[BEGIN PROVIDED DATA]

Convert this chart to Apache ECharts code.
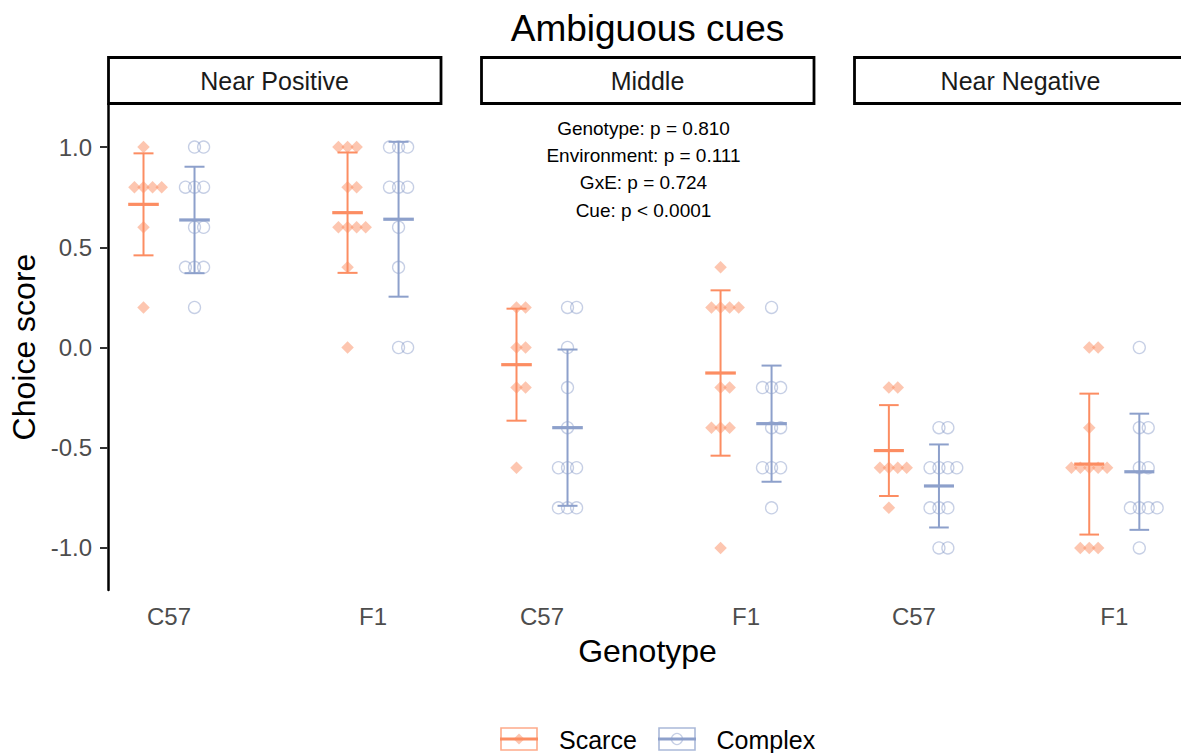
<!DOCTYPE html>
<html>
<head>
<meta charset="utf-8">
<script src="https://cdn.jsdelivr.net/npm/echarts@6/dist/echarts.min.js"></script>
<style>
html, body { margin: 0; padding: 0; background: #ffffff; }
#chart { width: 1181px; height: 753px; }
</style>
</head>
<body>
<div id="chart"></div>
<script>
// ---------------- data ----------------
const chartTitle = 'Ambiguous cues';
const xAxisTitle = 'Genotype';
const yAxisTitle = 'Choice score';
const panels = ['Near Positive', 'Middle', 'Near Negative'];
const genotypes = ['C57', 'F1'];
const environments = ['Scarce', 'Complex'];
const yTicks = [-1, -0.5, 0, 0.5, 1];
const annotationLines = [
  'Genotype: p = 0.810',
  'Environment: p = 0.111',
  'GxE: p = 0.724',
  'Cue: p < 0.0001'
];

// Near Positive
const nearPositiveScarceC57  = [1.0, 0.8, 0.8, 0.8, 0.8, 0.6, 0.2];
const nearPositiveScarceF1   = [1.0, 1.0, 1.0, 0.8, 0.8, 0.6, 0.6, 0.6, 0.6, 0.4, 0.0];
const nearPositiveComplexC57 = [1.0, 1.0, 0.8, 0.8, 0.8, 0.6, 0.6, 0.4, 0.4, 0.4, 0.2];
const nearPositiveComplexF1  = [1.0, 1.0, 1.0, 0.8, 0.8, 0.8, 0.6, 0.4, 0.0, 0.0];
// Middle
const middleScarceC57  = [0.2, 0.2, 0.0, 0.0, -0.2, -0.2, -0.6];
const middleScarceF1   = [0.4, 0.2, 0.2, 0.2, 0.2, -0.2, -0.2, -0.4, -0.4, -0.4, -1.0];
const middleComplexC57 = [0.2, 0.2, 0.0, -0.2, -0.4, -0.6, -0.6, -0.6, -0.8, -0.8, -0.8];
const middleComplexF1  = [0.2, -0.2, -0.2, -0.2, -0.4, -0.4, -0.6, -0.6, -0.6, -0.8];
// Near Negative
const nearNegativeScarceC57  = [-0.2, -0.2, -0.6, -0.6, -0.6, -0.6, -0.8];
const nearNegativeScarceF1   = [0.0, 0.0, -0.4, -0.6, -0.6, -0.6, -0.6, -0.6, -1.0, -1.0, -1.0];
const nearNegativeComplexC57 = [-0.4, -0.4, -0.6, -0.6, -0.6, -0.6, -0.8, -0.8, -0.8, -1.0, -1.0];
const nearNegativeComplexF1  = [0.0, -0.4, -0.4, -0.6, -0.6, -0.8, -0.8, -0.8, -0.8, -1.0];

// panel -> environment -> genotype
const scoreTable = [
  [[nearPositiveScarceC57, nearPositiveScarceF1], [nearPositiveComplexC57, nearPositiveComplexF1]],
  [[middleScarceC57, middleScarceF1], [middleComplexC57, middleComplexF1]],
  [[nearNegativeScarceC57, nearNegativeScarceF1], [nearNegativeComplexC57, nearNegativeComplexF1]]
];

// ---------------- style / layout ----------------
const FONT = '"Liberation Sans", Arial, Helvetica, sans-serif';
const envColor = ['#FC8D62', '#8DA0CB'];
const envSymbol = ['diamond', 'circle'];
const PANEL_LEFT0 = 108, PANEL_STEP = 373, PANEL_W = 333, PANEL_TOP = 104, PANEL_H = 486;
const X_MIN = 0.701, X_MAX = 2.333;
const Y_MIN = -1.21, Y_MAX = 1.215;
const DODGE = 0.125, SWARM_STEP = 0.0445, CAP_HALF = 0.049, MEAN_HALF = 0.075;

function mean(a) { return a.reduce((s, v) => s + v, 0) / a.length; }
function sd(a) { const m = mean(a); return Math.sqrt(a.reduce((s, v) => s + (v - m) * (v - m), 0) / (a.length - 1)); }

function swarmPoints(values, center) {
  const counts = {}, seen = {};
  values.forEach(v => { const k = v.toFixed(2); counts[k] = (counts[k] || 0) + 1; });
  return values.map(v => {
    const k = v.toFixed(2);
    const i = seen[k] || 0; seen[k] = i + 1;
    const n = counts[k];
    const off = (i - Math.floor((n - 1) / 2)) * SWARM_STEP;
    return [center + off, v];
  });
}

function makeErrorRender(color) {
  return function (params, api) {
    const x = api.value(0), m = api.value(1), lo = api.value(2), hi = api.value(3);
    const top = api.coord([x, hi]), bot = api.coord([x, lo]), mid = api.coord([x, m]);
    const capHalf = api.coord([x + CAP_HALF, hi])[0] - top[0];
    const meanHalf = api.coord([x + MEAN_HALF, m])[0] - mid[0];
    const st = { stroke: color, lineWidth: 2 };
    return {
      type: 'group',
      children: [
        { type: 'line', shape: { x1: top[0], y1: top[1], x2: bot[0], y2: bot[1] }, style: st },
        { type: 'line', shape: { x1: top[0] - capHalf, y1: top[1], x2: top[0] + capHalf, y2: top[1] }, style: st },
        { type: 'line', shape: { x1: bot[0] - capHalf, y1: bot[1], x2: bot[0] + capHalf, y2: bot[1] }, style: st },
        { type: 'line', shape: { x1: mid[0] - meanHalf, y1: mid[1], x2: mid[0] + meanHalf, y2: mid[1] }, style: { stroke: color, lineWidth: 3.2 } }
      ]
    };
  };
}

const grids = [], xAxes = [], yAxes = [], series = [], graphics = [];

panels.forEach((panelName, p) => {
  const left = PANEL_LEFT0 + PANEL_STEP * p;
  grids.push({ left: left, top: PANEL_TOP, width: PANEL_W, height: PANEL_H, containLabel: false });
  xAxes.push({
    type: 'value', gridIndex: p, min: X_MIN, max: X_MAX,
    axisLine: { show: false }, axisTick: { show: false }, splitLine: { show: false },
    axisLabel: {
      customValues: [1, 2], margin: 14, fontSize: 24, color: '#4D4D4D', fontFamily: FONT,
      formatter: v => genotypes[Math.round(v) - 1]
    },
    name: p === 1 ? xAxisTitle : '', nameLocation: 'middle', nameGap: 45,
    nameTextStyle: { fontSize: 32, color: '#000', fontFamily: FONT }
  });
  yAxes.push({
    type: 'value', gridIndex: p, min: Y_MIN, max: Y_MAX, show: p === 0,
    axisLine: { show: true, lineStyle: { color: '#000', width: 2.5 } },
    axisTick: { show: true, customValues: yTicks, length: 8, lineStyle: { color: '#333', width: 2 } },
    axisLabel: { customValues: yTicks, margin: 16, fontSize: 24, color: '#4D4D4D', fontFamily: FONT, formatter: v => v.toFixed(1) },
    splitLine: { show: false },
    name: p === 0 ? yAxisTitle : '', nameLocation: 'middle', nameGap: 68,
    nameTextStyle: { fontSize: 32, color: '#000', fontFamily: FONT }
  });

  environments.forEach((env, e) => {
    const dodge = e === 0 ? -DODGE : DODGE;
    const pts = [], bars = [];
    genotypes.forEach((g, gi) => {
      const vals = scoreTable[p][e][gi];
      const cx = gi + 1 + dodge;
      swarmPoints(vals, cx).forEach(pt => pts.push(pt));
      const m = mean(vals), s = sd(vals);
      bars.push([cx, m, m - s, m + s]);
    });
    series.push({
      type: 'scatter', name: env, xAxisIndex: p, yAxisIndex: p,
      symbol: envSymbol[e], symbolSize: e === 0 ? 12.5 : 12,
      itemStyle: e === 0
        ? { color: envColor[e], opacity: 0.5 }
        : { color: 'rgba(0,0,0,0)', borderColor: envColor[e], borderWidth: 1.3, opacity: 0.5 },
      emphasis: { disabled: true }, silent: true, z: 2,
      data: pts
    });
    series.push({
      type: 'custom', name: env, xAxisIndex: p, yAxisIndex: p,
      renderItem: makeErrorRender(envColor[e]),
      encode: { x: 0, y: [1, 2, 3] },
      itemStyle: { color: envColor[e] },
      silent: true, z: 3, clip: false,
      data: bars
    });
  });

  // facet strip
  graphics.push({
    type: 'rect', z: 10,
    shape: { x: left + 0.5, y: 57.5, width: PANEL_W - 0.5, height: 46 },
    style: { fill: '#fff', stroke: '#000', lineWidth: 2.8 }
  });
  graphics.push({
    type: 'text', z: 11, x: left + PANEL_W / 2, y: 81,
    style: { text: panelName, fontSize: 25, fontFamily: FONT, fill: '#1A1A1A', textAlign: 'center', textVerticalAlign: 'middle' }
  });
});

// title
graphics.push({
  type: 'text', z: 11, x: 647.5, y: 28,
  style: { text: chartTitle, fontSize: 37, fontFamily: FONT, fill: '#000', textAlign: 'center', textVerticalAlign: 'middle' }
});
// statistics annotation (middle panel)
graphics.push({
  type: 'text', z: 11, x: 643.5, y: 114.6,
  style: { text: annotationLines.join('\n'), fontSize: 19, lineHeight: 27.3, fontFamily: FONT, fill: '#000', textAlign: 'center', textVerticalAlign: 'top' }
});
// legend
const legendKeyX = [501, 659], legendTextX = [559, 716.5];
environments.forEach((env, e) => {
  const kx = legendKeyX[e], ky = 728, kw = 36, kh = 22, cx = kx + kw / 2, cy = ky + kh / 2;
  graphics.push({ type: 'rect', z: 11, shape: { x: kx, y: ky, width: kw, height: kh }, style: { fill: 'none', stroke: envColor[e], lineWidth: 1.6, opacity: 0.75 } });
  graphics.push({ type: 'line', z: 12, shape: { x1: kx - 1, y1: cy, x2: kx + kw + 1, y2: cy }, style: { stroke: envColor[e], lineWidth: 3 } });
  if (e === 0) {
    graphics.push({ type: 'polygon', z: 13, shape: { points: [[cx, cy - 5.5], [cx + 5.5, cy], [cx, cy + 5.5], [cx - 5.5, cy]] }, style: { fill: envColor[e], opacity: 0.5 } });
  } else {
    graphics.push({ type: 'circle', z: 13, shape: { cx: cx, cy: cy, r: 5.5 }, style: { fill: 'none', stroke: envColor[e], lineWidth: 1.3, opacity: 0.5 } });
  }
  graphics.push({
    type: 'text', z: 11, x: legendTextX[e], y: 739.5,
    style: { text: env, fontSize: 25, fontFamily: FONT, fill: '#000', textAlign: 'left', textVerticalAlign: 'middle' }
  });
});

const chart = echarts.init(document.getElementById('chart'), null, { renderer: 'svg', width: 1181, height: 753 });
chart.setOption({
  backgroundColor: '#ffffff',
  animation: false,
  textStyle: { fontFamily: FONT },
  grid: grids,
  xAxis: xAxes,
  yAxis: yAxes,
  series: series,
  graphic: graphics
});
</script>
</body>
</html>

[END PROVIDED DATA]

YOUR INSTRUCTIONS> Return nothing but the lines running from the start of the data to the line with "-0.8, -0.8, -1.0];", please, both ends included and no pictures.

IN RESPONSE>
Convert this chart to Apache ECharts code.
<!DOCTYPE html>
<html>
<head>
<meta charset="utf-8">
<script src="https://cdn.jsdelivr.net/npm/echarts@6/dist/echarts.min.js"></script>
<style>
html, body { margin: 0; padding: 0; background: #ffffff; }
#chart { width: 1181px; height: 753px; }
</style>
</head>
<body>
<div id="chart"></div>
<script>
// ---------------- data ----------------
const chartTitle = 'Ambiguous cues';
const xAxisTitle = 'Genotype';
const yAxisTitle = 'Choice score';
const panels = ['Near Positive', 'Middle', 'Near Negative'];
const genotypes = ['C57', 'F1'];
const environments = ['Scarce', 'Complex'];
const yTicks = [-1, -0.5, 0, 0.5, 1];
const annotationLines = [
  'Genotype: p = 0.810',
  'Environment: p = 0.111',
  'GxE: p = 0.724',
  'Cue: p < 0.0001'
];

// Near Positive
const nearPositiveScarceC57  = [1.0, 0.8, 0.8, 0.8, 0.8, 0.6, 0.2];
const nearPositiveScarceF1   = [1.0, 1.0, 1.0, 0.8, 0.8, 0.6, 0.6, 0.6, 0.6, 0.4, 0.0];
const nearPositiveComplexC57 = [1.0, 1.0, 0.8, 0.8, 0.8, 0.6, 0.6, 0.4, 0.4, 0.4, 0.2];
const nearPositiveComplexF1  = [1.0, 1.0, 1.0, 0.8, 0.8, 0.8, 0.6, 0.4, 0.0, 0.0];
// Middle
const middleScarceC57  = [0.2, 0.2, 0.0, 0.0, -0.2, -0.2, -0.6];
const middleScarceF1   = [0.4, 0.2, 0.2, 0.2, 0.2, -0.2, -0.2, -0.4, -0.4, -0.4, -1.0];
const middleComplexC57 = [0.2, 0.2, 0.0, -0.2, -0.4, -0.6, -0.6, -0.6, -0.8, -0.8, -0.8];
const middleComplexF1  = [0.2, -0.2, -0.2, -0.2, -0.4, -0.4, -0.6, -0.6, -0.6, -0.8];
// Near Negative
const nearNegativeScarceC57  = [-0.2, -0.2, -0.6, -0.6, -0.6, -0.6, -0.8];
const nearNegativeScarceF1   = [0.0, 0.0, -0.4, -0.6, -0.6, -0.6, -0.6, -0.6, -1.0, -1.0, -1.0];
const nearNegativeComplexC57 = [-0.4, -0.4, -0.6, -0.6, -0.6, -0.6, -0.8, -0.8, -0.8, -1.0, -1.0];
const nearNegativeComplexF1  = [0.0, -0.4, -0.4, -0.6, -0.6, -0.8, -0.8, -0.8, -0.8, -1.0];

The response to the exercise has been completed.